## Your instructions
Find each line containing the string "this". Copy it.

┏━━

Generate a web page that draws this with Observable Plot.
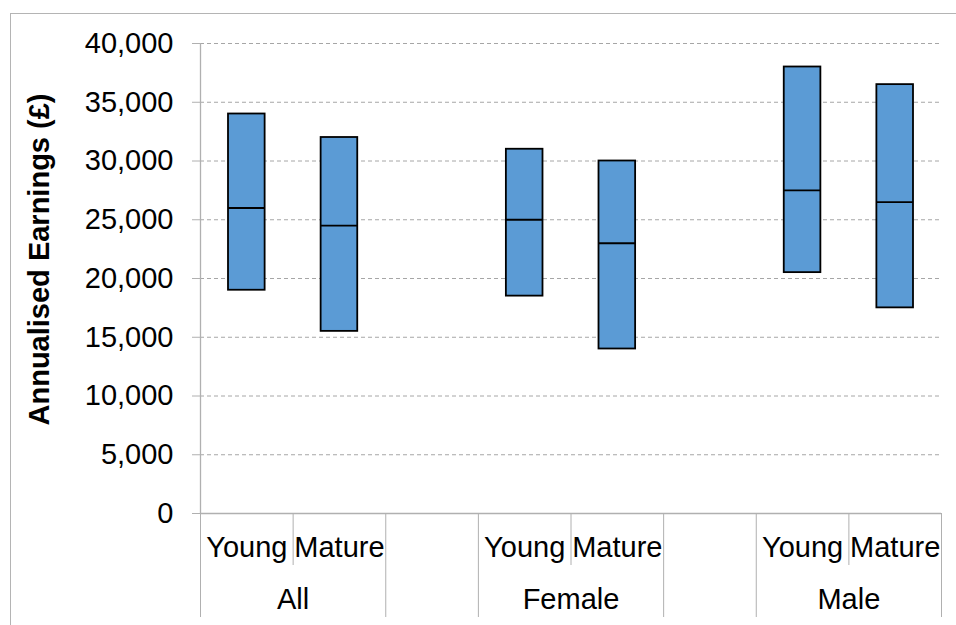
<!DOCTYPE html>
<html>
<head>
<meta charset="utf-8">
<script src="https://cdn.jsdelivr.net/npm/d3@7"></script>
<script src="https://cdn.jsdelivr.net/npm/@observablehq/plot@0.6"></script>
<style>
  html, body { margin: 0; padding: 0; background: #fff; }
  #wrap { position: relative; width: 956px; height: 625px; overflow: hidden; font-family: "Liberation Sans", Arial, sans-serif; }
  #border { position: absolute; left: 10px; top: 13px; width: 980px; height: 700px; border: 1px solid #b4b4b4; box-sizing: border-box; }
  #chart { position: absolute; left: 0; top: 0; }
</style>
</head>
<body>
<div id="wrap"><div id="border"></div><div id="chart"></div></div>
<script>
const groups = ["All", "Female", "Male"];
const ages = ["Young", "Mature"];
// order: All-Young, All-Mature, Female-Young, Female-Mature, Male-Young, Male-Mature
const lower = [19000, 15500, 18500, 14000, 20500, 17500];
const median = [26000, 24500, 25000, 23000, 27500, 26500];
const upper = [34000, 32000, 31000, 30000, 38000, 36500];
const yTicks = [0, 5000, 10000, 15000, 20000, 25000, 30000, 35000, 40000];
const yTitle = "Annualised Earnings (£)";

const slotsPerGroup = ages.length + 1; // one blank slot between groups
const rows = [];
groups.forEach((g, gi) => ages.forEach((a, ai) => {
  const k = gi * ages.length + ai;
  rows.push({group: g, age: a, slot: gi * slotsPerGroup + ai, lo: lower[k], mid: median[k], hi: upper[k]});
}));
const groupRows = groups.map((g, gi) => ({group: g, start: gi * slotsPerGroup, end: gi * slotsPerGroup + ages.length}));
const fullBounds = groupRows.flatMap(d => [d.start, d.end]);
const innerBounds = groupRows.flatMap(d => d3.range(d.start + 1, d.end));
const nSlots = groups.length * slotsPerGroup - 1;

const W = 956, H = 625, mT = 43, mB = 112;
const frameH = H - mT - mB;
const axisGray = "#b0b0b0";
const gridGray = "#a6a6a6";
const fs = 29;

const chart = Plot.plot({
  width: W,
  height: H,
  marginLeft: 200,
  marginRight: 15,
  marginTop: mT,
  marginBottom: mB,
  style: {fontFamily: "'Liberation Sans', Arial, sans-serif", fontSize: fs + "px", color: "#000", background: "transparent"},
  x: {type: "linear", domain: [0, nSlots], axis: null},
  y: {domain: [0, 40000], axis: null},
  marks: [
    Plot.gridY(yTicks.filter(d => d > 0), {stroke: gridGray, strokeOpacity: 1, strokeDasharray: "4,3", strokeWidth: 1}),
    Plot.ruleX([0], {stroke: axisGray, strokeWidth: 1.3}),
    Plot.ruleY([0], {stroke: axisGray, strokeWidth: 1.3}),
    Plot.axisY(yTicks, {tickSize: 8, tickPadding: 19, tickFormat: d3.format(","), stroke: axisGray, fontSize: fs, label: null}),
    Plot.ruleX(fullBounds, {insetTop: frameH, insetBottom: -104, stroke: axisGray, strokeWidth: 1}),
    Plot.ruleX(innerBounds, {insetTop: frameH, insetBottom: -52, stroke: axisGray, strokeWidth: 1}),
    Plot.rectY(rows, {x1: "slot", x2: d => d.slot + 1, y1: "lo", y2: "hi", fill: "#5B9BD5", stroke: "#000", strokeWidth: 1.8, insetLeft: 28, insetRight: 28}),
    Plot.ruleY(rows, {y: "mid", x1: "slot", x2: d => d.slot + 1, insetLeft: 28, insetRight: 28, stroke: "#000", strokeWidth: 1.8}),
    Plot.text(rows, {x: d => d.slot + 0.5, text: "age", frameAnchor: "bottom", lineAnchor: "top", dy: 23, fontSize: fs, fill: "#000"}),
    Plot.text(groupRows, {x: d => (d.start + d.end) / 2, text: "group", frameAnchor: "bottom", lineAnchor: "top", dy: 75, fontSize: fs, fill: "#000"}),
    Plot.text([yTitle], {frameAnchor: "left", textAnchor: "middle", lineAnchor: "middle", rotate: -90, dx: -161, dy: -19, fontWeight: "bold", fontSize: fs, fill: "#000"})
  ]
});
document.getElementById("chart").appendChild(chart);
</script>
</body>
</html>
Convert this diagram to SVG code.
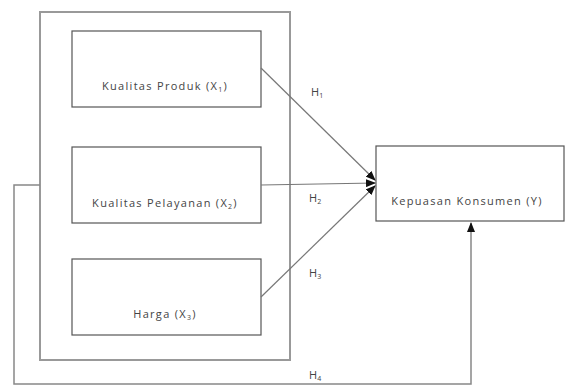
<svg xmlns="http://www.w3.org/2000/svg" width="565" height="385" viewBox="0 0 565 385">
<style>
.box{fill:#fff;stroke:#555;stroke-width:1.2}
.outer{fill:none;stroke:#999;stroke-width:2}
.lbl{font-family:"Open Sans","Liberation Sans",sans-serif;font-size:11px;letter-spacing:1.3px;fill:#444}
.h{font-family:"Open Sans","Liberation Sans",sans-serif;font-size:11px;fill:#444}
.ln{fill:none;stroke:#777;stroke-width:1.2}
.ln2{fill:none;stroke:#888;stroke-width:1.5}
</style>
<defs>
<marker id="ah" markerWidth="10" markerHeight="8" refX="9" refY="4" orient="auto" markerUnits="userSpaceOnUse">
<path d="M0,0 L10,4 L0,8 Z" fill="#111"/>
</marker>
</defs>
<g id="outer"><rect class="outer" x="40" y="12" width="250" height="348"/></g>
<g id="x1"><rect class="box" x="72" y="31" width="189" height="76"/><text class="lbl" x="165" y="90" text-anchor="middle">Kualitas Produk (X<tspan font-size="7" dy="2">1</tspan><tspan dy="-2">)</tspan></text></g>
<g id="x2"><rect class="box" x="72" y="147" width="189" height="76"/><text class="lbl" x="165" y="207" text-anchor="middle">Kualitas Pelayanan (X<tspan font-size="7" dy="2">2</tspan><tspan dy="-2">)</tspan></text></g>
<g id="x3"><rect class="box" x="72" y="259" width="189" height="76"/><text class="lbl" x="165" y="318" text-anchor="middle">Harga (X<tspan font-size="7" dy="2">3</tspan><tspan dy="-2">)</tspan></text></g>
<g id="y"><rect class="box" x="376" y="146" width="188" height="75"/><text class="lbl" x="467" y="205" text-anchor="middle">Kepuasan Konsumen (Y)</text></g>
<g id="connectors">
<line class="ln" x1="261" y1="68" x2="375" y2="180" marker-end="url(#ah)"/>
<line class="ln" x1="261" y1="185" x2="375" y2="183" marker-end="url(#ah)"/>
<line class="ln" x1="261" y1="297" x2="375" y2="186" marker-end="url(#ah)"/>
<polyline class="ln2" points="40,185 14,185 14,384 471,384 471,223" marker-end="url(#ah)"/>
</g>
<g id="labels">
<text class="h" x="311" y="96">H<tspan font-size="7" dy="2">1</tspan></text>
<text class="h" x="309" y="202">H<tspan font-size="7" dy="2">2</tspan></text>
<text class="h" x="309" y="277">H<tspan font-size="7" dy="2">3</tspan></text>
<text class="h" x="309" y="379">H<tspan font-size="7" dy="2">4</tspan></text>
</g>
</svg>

┗━━

## Task result
Generate a web page that draws this with Observable Plot.
Convert this diagram to SVG code.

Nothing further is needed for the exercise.